- _Recorded data_
— Begin —
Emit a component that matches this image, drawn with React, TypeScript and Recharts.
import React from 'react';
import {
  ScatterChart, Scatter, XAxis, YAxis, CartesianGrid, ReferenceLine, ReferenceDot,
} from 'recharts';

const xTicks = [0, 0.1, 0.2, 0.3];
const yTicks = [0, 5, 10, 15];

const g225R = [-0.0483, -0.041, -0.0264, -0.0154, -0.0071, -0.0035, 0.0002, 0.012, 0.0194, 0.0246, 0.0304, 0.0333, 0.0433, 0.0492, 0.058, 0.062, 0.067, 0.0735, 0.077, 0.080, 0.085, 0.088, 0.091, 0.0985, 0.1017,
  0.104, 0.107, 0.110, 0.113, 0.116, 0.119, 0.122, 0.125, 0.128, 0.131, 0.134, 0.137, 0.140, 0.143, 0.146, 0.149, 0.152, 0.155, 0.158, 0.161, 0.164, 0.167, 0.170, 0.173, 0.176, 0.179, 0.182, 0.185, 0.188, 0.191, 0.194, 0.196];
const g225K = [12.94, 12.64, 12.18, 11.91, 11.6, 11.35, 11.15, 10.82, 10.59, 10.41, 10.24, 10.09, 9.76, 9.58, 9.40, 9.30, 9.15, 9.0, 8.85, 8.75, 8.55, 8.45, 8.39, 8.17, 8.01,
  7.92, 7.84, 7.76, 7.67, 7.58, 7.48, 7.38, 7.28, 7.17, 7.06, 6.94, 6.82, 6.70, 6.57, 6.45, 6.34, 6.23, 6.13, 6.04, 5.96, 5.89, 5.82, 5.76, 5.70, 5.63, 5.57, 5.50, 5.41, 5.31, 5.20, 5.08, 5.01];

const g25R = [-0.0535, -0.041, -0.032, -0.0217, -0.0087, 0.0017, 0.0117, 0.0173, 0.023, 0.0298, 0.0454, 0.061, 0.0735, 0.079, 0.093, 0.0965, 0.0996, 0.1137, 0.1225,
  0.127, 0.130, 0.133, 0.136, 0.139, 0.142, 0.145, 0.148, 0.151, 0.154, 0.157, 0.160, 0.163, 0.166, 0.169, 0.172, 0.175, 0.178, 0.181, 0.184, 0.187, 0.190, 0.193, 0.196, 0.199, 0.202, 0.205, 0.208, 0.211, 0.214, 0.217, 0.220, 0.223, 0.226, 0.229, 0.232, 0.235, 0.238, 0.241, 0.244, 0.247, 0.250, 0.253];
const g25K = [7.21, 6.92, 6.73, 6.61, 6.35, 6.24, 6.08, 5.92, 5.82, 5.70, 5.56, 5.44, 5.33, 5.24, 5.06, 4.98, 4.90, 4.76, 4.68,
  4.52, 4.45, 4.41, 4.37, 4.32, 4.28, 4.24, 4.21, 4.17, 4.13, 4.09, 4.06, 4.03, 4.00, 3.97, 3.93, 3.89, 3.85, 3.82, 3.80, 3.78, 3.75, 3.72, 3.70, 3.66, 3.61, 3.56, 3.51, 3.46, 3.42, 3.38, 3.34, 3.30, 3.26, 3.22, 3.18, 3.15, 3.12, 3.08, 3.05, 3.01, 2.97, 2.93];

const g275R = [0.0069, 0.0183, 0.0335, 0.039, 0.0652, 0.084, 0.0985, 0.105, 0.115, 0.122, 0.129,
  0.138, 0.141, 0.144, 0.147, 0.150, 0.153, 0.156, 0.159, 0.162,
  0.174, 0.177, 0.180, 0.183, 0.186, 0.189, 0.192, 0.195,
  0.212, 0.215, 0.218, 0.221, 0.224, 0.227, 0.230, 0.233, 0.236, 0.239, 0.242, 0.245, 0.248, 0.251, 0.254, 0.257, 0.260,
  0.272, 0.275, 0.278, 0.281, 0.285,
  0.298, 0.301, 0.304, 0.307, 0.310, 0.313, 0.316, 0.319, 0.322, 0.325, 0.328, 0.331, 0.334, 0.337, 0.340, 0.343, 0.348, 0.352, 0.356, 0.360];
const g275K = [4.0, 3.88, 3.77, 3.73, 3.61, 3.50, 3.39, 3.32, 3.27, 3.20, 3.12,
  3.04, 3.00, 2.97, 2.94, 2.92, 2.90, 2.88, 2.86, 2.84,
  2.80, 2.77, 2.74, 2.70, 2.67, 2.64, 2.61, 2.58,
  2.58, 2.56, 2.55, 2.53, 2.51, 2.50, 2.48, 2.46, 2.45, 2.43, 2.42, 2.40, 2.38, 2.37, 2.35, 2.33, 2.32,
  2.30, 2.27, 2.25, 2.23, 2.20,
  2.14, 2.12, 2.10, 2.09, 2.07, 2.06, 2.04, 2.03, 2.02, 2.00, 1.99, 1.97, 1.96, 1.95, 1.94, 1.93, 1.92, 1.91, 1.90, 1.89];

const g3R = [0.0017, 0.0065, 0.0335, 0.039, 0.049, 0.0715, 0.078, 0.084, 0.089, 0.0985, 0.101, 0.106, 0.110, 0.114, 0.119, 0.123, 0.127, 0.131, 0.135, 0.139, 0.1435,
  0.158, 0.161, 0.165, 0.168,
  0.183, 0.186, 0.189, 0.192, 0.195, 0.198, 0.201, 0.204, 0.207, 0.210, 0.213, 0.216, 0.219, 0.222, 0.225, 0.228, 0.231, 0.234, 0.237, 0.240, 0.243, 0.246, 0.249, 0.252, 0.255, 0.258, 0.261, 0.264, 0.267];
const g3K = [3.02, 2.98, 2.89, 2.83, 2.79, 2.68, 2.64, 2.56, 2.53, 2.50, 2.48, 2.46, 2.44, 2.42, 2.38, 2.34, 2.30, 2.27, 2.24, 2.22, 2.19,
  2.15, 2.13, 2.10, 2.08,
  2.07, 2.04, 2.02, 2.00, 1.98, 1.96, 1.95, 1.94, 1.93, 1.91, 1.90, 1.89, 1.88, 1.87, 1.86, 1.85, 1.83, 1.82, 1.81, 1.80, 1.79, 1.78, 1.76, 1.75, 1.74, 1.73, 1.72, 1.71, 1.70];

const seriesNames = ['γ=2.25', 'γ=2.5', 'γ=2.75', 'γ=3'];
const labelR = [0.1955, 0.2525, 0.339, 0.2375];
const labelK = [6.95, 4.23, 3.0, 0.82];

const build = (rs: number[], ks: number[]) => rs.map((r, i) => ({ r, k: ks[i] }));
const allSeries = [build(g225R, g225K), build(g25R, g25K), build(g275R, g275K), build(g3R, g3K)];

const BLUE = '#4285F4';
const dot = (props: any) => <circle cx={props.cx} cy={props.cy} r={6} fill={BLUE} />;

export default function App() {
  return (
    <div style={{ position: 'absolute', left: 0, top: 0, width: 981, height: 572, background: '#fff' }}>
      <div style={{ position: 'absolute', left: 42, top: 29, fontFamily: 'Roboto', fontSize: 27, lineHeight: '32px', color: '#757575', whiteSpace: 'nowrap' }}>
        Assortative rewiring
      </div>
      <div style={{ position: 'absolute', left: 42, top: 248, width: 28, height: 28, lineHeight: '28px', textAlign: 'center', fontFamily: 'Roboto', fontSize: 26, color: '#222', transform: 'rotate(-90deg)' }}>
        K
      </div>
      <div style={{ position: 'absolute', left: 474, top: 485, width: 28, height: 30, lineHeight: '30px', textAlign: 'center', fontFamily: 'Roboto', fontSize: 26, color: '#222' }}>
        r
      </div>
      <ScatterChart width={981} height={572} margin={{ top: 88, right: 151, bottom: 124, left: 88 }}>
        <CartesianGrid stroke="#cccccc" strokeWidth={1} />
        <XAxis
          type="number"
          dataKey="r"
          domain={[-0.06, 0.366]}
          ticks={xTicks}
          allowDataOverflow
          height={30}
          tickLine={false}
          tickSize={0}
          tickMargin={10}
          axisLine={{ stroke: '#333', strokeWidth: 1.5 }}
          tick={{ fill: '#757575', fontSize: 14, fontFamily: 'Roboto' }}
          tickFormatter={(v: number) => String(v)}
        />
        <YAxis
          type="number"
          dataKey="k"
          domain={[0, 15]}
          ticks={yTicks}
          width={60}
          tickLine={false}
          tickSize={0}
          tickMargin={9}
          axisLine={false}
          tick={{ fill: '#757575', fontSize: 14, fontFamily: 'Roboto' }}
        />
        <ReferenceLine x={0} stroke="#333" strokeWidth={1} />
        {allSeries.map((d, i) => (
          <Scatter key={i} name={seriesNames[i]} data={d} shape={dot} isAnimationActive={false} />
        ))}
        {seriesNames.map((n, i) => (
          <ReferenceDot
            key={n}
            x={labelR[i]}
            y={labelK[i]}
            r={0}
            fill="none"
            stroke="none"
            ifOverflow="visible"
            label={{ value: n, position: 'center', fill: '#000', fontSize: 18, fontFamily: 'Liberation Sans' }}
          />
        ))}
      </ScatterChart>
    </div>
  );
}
— End —
- _Problem to work on_
Each line from the top of the material above through the line with "const yTicks = [0, 5, 10, 15];" must be echoed exactly, and no other line.

- _Answer for this exercise_
Emit a component that matches this image, drawn with React, TypeScript and Recharts.
import React from 'react';
import {
  ScatterChart, Scatter, XAxis, YAxis, CartesianGrid, ReferenceLine, ReferenceDot,
} from 'recharts';

const xTicks = [0, 0.1, 0.2, 0.3];
const yTicks = [0, 5, 10, 15];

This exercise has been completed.